Additionally, Perry said much of the overall discussion focused on implementation sunset dates provided in the 2016 AASHTO Manual for Assessing Safety Hardware (MASH), which provides adopted crash-testing procedures for use in assessing roadside safety hardware. Questions remain on how each state is going to implement MASH as the Federal Highway Administration’s (FHWA) role has shifted and AASHTO’s role is only in the development of the criteria, and not implementation.

A website was also developed to house the various TF13 guides, which are a repository of all products used on the roadside and is intended to list the key characteristics and attributes of roadside safety products broken down into various categories (bridge railings, crash cushions, end treatment or terminals, guardrail or median barriers, luminaire supports, sign supports, transition systems, work zone systems, and components).

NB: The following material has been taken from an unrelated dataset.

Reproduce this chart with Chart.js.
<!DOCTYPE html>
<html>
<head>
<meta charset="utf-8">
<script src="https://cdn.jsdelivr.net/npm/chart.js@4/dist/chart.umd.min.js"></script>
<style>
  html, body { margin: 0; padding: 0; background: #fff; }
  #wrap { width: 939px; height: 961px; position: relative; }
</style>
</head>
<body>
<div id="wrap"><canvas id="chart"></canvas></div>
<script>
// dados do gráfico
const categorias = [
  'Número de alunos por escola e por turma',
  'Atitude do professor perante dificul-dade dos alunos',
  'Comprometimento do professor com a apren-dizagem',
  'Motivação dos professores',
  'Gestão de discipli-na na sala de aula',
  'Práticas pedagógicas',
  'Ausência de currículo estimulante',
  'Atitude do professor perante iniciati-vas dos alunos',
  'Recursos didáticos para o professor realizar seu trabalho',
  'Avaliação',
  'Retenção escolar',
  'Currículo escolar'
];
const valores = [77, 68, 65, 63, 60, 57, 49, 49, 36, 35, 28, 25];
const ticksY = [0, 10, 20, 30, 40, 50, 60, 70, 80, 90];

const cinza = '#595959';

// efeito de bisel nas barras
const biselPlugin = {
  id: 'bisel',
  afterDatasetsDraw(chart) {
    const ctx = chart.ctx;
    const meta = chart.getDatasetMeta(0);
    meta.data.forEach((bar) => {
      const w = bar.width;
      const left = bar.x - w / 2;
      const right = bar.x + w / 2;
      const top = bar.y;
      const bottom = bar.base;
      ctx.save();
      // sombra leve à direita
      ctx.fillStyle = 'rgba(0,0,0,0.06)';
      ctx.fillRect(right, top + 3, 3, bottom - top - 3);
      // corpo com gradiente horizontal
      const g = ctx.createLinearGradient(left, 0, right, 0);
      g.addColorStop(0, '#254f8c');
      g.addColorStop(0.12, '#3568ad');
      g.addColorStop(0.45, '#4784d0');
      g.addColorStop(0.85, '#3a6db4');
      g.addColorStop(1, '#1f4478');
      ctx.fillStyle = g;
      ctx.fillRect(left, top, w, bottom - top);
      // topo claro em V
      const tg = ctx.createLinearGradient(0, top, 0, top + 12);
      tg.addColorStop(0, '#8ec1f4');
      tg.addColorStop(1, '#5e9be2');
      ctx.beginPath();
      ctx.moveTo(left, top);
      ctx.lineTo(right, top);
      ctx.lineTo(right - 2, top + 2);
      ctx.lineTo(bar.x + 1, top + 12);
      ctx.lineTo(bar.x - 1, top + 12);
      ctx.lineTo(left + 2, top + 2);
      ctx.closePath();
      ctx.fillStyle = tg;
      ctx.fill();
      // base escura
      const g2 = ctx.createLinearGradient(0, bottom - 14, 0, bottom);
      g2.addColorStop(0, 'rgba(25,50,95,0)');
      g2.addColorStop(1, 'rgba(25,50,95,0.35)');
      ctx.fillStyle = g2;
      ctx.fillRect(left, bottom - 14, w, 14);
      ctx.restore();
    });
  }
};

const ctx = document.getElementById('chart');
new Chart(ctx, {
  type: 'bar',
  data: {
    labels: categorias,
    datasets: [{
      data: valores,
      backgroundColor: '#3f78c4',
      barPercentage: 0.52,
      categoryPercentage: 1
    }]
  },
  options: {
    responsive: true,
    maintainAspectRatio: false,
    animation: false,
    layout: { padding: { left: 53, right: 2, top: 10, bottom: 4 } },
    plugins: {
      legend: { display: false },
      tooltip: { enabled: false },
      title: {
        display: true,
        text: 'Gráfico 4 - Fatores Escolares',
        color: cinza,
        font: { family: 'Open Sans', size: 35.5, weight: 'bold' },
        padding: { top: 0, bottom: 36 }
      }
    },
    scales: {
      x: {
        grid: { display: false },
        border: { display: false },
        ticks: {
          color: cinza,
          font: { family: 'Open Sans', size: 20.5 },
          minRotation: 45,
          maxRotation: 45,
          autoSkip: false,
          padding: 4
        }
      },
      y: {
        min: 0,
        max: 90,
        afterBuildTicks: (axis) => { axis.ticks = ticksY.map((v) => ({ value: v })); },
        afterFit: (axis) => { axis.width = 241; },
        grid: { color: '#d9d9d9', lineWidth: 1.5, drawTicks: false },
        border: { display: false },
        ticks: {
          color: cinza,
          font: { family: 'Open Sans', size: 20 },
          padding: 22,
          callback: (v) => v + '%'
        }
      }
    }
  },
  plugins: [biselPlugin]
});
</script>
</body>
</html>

The searchable guides provide more information about roadside products, including but not limited to key attributes, drawings, pictures, and other product materials.

Since the last TF13 meeting in the spring, about 20 new systems have been added to the guide and each of these systems received FHWA Letters. Each subcommittee will continue to work to add new systems to the guide as they are received in the future. These reviews are facilitated by the co-chairs of the subcommittee and submitted for peer review before being accepted into the guide.

The next TF13 meeting will be held April 17-19, 2019 in Lincoln, Nebraska.